Graphene is a single layer of carbon atoms arranged like honeycomb.

It was discovered in 2004, when Russian-born Manchester scientists Andrei Geim and Kostya Novoselov were "playing about" with sticky tape and graphite - the material used as "lead" in pencils.

Placing the tape on the graphite and peeling it, they managed to rip off thin flakes of carbon. In the beginning they got flakes consisting of many layers of graphene. But as they repeated the process many times, the flakes got thinner.

By separating the graphite fragments repeatedly, they managed to create flakes that were just one atom thick. Their experiment had led to graphene being isolated for the very first time.

At the time, many believed it was impossible for such thin crystalline materials to be stable. But examined under a microscope, the material remained stable, and when tested was found to have incredible properties.

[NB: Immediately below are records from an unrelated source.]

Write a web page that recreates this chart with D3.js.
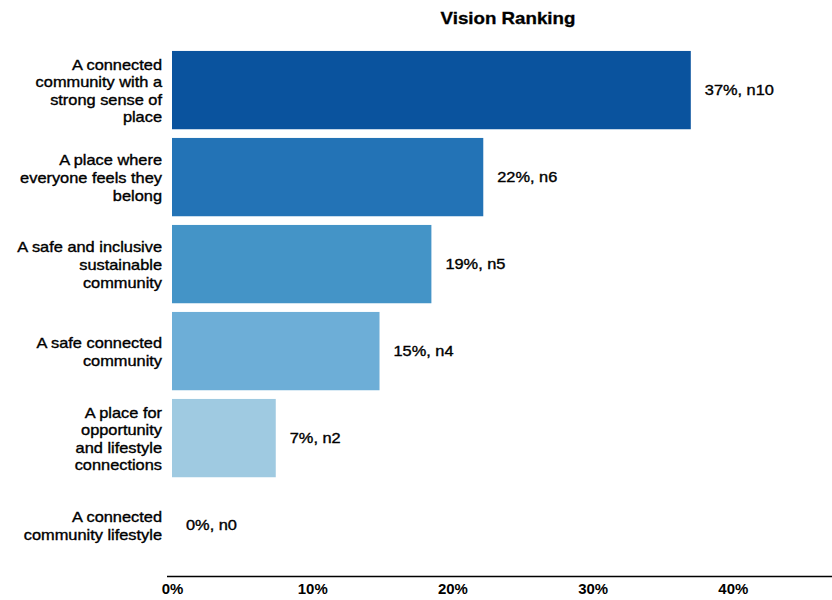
<!DOCTYPE html>
<html>
<head>
<meta charset="utf-8">
<script src="https://cdn.jsdelivr.net/npm/d3@7"></script>
<style>
  body { margin: 0; background: #fff; }
  svg text { font-family: "Liberation Sans", Arial, sans-serif; fill: #000; }
</style>
</head>
<body>
<svg id="chart" width="832" height="600"></svg>
<script>
// Vision statements, top to bottom, each split into display lines
const categories = [
  ["A connected", "community with a", "strong sense of", "place"],
  ["A place where", "everyone feels they", "belong"],
  ["A safe and inclusive", "sustainable", "community"],
  ["A safe connected", "community"],
  ["A place for", "opportunity", "and lifestyle", "connections"],
  ["A connected", "community lifestyle"]
];
// Share of responses (%) and response counts
const shares = [37.0, 22.2, 18.5, 14.8, 7.4, 0];
const counts = [10, 6, 5, 4, 2, 0];
const tickValues = [0, 10, 20, 30, 40];
const colors = ["#0a539e", "#2373b6", "#4494c7", "#6daed7", "#9fcae1", "#c6dbef"];

const svg = d3.select("#chart");
const ids = d3.range(categories.length);
const STRETCH = 1.17;   // wide lettering

const x = d3.scaleLinear().domain([0, 47]).range([172, 831]);
const y = d3.scaleBand().domain(ids).range([46.6, 568.6]).paddingInner(0.1).paddingOuter(0.05);

// Places a horizontally widened text at (px, py)
function wideText(parent, px, py, str, anchor, size, weight, stroke) {
  return parent.append("text")
    .attr("transform", `translate(${px},${py}) scale(${STRETCH},1)`)
    .attr("text-anchor", anchor)
    .attr("dy", "0.35em")
    .style("font-size", size + "px")
    .style("font-weight", weight)
    .style("stroke", stroke ? "#000" : null)
    .style("stroke-width", stroke ? stroke + "px" : null)
    .text(str);
}

// Title
wideText(svg, 508, 18, "Vision Ranking", "middle", 16, "bold", 0.3);

// Bars
svg.append("g").selectAll("rect").data(ids).join("rect")
  .attr("x", x(0))
  .attr("y", i => y(i))
  .attr("width", i => x(shares[i]) - x(0))
  .attr("height", y.bandwidth())
  .attr("fill", i => colors[i]);

// Value labels
const valG = svg.append("g");
ids.forEach(i => {
  wideText(valG, x(shares[i]) + 14, y(i) + y.bandwidth() / 2,
    `${Math.round(shares[i])}%, n${counts[i]}`, "start", 14, "normal", 0.35);
});

// Category labels (multi-line, right aligned)
const lineH = 17.6;
const catG = svg.append("g");
ids.forEach(i => {
  const lines = categories[i];
  const cy = y(i) + y.bandwidth() / 2 + 1;
  const top = cy - (lines.length - 1) * lineH / 2;
  lines.forEach((ln, k) => wideText(catG, 162, top + k * lineH, ln, "end", 14, "normal", 0.35));
});

// X axis: baseline and percentage labels, no tick marks
const xAxis = d3.axisBottom(x).tickValues(tickValues).tickSize(0).tickPadding(8)
  .tickFormat(d => d + "%");
const ax = svg.append("g").attr("transform", "translate(0,576.5)").call(xAxis);
ax.select(".domain").attr("d", `M${x(0) - 5},0H832`).attr("stroke", "#000").attr("stroke-width", 1.5);
ax.selectAll(".tick text")
  .attr("transform", "scale(1.07,1)")
  .style("font-family", "'Liberation Sans', Arial, sans-serif")
  .style("font-size", "14px").style("font-weight", "bold").attr("fill", "#000");
</script>
</body>
</html>
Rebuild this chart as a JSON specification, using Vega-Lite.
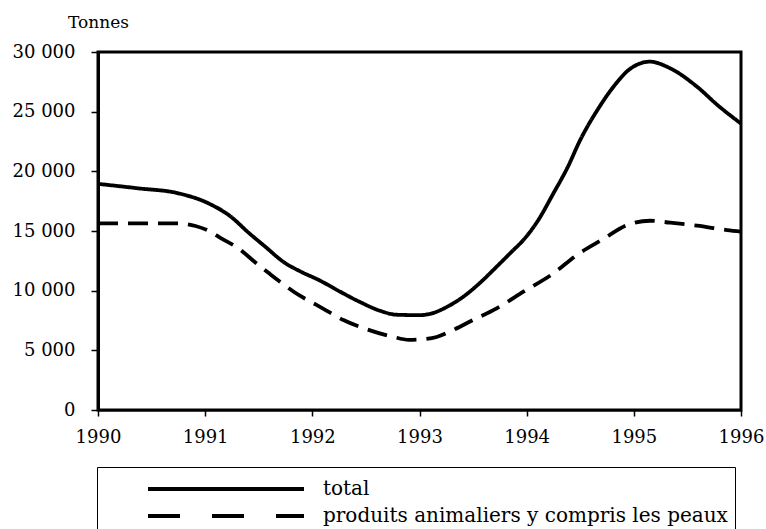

It is many times times stronger than steel, yet incredibly lightweight and flexible. It is electrically and thermally conductive but also transparent. The world's first 2D material, it is one million times thinner than the diameter of a single human hair.

But the 'sticky tape' method would not work on an industrial scale. Since then, scientists have been working on manufacturing graphene, to make use of its incredible properties.

In 2010, Geim and Novoselov were awarded the Nobel Prize for Physics. Their discovery meant physicists could study a new class of two-dimensional materials with unique properties.